Waiver: The first question the court addressed was whether the defendants had waived their opportunity to challenge venue. At the time the defendants filed their motion to transfer, the case had already proceeded through discovery and claim construction. The plaintiff therefore argued that the defendants failed to timely raise their venue objection. The defendants, however, contended that the Supreme Court’s TC Heartland opinion represented an intervening change in the law, thus excusing their delay in challenging venue. Judge Stark concluded that TC Heartland did change the law. First, Judge Stark found that TC Heartland did not merely reaffirm the Supreme Court’s prior 1957 ruling in Fourco. Instead, TC Heartland was the first Supreme Court opinion to address whether Congress changed the patent venue rules when it amended the general venue provision (§ 1391) in 1988. The Federal Circuit found in VE Holding Corp. v. Johnson Gas Appliance Co., 917 F.2d 1574 (1990) that the 1988 amendments to § 1391 also altered the venue provisions applicable to patent cases (from § 1400). Judge Stark found that, by overturning VE Holding, the TC Heartland opinion changed the controlling interpretation of § 1391. Second, Judge Stark held that regardless of the technical posture of VE Holding, the Federal Circuit’s decision established the patent venue rules from a practical perspective. Defendants thus had no meaningful opportunity to challenge venue prior to TC Heartland. Consequently, the court allowed defendants to proceed with their motion to transfer.

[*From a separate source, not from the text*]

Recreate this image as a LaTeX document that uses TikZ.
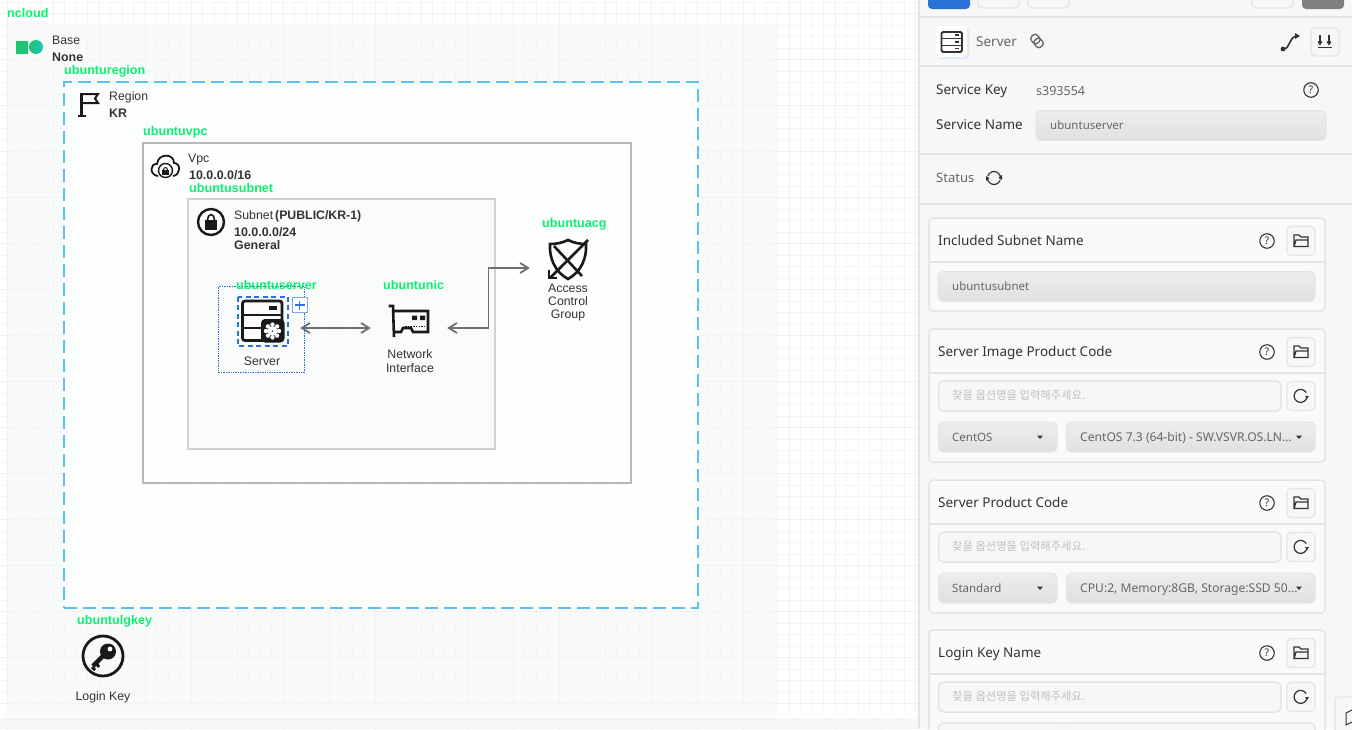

Regular and Established Place of Business: The court next identified a number of principles governing whether a defendant has a regular and established place of business in Delaware. First, the court held that a formal office or physical storefront is not required to demonstrate a regular and established place of business, but some physical presence by the defendant is required. Second, the court noted that doing business in a district, in itself, is insufficient to demonstrate a regular and established place of business. Third, the court held that merely having minimum contacts with Delaware, as required for personal jurisdiction, are likewise not sufficient for venue. Fourth, the court found that a website or internet presence does not constitute the type of continuous and permanent contacts required for a regular and established place of business. Finally, merely shipping goods into a district does not create a regular and established place of business. 

Applying these rules, the court held that defendants did not have a regular and established place of business in Delaware. The court specifically found that the presence of traveling sales representatives, none of whom reside in Delaware, did not create the sort of regular and established place of business sufficient to confer venue.

Having found venue in Delaware improper, the court turned to the question of remedy. Neither party contested that venue would be proper in the Southern District of Indiana. Consequently, the court held that given the advanced state of the litigation, justice would best be served by transferring venue rather than dismissing the case.

The court’s holding in this case provides a comprehensive treatment of the post-TC Heartland law, and should provide a template for similarly positioned defendants to follow.